The Infield Fly Rule: Explained By An Umpire

In 2012, the infield fly rule was thrown back in the spotlight by baseball analysts after the National League Wild Card game between the Cardinals and Braves. Many called it controversial, saying MLB umpire Sam Holbrook erroneously ruled an infield fly on the play and costing the Braves the game. The fans at Turner Field threw bottles, cups and almost anything they could find onto the field in protest causing an almost 20-minute delay. The problem is, while Sam Holbrook was a bit late mechanically in calling an infield fly, the rule was applied correctly.

As an umpire who has worked high school baseball, high-level travel ball tournaments, and almost every level from 8-year-old kids to 18-year-old college-ready travel ball teams, I have applied the infield fly countless times. This is how I came to fully understand the infield fly rule and learned how to apply it properly. I take pride in fully understanding the rules of the game in both the Official Baseball Rules (OBR) and National Federation of State High School Associations (NFHS) rule sets. 

So, what exactly defines an infield fly?

In NFHS, the infield fly is defined as the following: "An infield fly is a fair fly (not including a line drive nor an attempted bunt) which can be caught by an infielder with ordinary effort, (rule does not preclude from being allowed to attempt to make the catch) and provided the hit is made before two are out and at a time when first or second or all bases are occupied." NFHS 2-19

OBR states the same rule in 2.00: "An infield fly is a fair fly ball [not including a line drive nor an attempted bunt] which can be caught by an infielder with ordinary effort, when first and second, or first, second and third bases are occupied, before two are out."

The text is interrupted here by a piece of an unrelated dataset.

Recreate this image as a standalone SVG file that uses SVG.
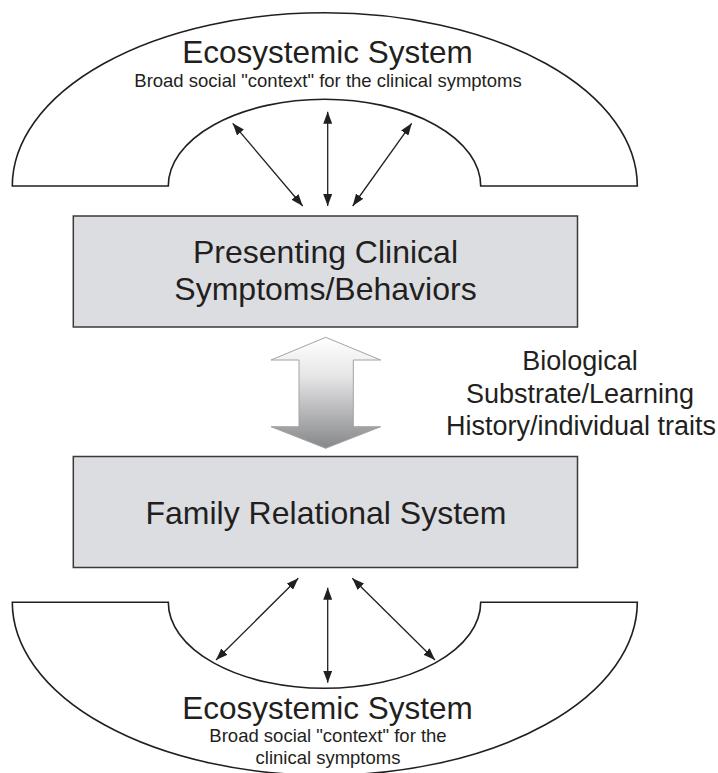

Reading the definition of the infield fly rule straight from the rules book, one can clearly see where the issue can arise.

While 99% of infield fly rule applications are standard, non-controversial situations the "ordinary effort by an infielder" portion of the rule is what causes the controversial issues.

Going back to the situation in the game between the Cardinals and Braves in 2012, the cause of the controversy was that exact portion of the rule. Also, many forget that the infielder does not need to be in the infield nor does an infielder even need to attempt to make the catch for the infield fly rule to be applied.

So what defines ordinary effort?

Essentially, if an infielder can in the judgement of the umpire make the catch without making a spectacular play. Examples of a spectacular play would be an infielder sprinting towards the ball in an attempt to make the catch, catching it over his shoulder with his back towards home plate, diving to catch the ball, etc. If an infielder is camped under the pop fly or jogging/stepping backwards while facing the infield this would be considered an infield fly and the rule should be applied. Also, there is a misconception as well that the infielder must be camped under it for the rule to be applied; this is not true. Remember, the rule is in place to protect the offense from the defense letting the ball intentionally drop and turning a double or even a triple play.

The biggest issues I have had with the infield fly while on the field are coaches complaining about the infielder being in the outfield grass or not being camped under the pop fly. While I attempt to educate the coaches on the exact terminology of the rule, some are so confused with "infield" being the name of the rule they forget or ignore what the rule actually states.

One of the best tools a coach can have is a copy of the rule book from the rule association that the league you are playing in uses along with a case book. When I was umpire coordinator, I handed out copies of the NFHS rule book to every coach at the coaches meeting before the season began. It significantly cut down basic rule issues and arguments regarding a variety of topics, and I urge every coach to buy a copy of whichever rule book your team plays under and learn it. It will make you a better coach and significantly cut down your rule discussions with umpires during games. However, do not ever bring a rule book onto the field.